Retype every line from the start of the data down to and including the line with "end_time = 46.1". Skip the pictures.

◆ **Data lines**:
┏━━

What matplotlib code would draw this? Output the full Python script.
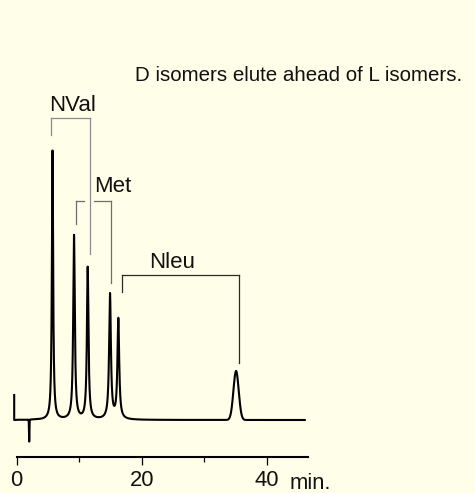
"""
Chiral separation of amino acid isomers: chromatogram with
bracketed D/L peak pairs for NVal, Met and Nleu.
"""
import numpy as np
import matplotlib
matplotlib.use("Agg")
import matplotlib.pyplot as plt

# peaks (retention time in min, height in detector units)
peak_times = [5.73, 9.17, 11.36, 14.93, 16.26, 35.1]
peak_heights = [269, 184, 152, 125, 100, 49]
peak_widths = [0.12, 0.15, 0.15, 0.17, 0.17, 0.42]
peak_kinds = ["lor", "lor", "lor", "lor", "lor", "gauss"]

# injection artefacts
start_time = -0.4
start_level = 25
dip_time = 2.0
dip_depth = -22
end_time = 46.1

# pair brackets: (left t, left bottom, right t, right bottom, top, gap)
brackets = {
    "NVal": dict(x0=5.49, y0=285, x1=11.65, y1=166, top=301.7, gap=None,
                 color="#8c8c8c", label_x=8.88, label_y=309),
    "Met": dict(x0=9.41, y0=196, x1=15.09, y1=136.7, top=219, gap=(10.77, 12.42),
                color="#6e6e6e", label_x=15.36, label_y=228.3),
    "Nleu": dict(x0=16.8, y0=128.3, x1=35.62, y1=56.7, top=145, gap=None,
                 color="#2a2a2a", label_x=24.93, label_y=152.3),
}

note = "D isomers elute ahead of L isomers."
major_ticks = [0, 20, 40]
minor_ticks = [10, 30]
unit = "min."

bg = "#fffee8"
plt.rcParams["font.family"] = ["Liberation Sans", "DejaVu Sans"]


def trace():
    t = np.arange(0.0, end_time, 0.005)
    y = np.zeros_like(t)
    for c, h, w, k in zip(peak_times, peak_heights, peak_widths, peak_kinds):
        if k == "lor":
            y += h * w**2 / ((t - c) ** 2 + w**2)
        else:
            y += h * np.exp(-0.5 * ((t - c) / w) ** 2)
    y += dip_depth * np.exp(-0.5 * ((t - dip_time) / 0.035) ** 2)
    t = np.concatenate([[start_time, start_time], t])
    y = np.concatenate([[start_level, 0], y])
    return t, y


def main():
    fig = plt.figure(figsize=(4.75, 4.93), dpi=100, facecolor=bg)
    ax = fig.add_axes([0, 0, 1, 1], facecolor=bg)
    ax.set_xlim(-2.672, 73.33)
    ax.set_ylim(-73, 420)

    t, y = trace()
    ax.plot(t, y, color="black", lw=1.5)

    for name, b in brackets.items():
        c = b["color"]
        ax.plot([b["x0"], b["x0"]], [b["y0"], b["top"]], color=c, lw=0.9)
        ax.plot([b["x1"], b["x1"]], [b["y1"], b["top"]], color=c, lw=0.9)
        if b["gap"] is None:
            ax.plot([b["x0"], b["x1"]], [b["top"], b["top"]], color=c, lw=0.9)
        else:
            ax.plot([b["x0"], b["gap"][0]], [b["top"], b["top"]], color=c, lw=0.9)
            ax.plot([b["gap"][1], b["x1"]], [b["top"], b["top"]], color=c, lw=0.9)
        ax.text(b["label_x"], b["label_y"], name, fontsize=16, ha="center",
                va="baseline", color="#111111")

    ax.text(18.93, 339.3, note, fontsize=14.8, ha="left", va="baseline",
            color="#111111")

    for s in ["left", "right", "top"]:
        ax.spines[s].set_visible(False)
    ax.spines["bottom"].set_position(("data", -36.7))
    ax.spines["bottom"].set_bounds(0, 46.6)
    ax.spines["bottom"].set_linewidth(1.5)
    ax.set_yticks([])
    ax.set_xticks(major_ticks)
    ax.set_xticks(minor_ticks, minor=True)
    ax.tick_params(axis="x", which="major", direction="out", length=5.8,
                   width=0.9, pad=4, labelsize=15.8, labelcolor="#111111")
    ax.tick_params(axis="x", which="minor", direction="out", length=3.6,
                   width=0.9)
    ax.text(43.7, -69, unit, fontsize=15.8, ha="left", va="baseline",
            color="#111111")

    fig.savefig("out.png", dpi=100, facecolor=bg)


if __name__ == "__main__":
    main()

┗━━

◆ **Answer in full**:
What matplotlib code would draw this? Output the full Python script.
"""
Chiral separation of amino acid isomers: chromatogram with
bracketed D/L peak pairs for NVal, Met and Nleu.
"""
import numpy as np
import matplotlib
matplotlib.use("Agg")
import matplotlib.pyplot as plt

# peaks (retention time in min, height in detector units)
peak_times = [5.73, 9.17, 11.36, 14.93, 16.26, 35.1]
peak_heights = [269, 184, 152, 125, 100, 49]
peak_widths = [0.12, 0.15, 0.15, 0.17, 0.17, 0.42]
peak_kinds = ["lor", "lor", "lor", "lor", "lor", "gauss"]

# injection artefacts
start_time = -0.4
start_level = 25
dip_time = 2.0
dip_depth = -22
end_time = 46.1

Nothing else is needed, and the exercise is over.